As a spectator in a newsroom, I am fortunate to see the process of collecting and reporting of the news on a daily basis. I watch as the editorial staff makes difficult decisions daily as to content. In our quiet town, stories that are considered sensational rarely happen, but when they do, they usually appear on social media first.
In the ever-changing world of the newspaper business, no longer is circulation the only measure of the success of a publication. More often nowadays, the success is measured by how many hits our online stories get. While the temptation exists for journalists to put pen to paper and run with the stories on social media to boost these stats, it takes incredible strength of character to not get wrapped up in the hype and report a story that is sensationalized, hearsay and unsubstantiated.
I have seen first-hand the angst felt by the editorial staff at The Free Press. Often they are called out on social media for not picking up a story that is getting much play on Facebook. While the easy road would be for them to pick up the story and run with it, it is, while appearing on social media just that – a story. No matter the source, the information still needs to be substantiated prior to printing. To not do so is to lose credibility as a publication.
The hype that drives some Facebook users to hop on the bandwagon of a controversial post without full knowledge of the facts is the same hype that can tempt journalists to report on that story. This combined with the pressure to gain online readership can be a tricky balancing act.

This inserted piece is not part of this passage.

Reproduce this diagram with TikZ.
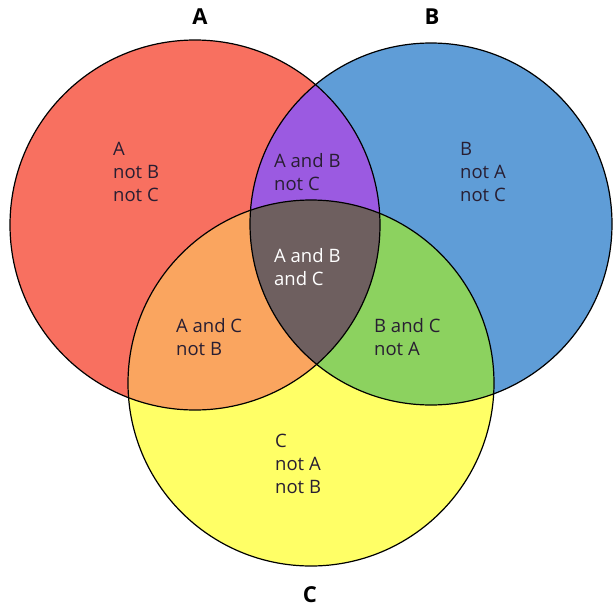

It is easy on social media to remain faceless, cry foul and take a stand. Often we see the snowball effect with online stories, as the more people that see a post; the more it is shared, sometimes taking it further from the truth. It then follows that as the number of people viewing a post increases, so does the pressure for our editorial staff to report on it.
While some of the posts on social media are true, others certainly are not. It is a journalistic responsibility to determine which is which, and this can only be done with full knowledge of the facts.
There is nothing wrong with posting your views on social media if you are comfortable with the consequences that might bring. It is not okay for journalists to do the same.
Please remember next time we again do not jump on the social media story bandwagon that it is not because we are not tempted to, it is because the story is unsubstantiated, and possibly not true.
Trust me, you will be grateful for the journalistic self-control if you are the subject of that story.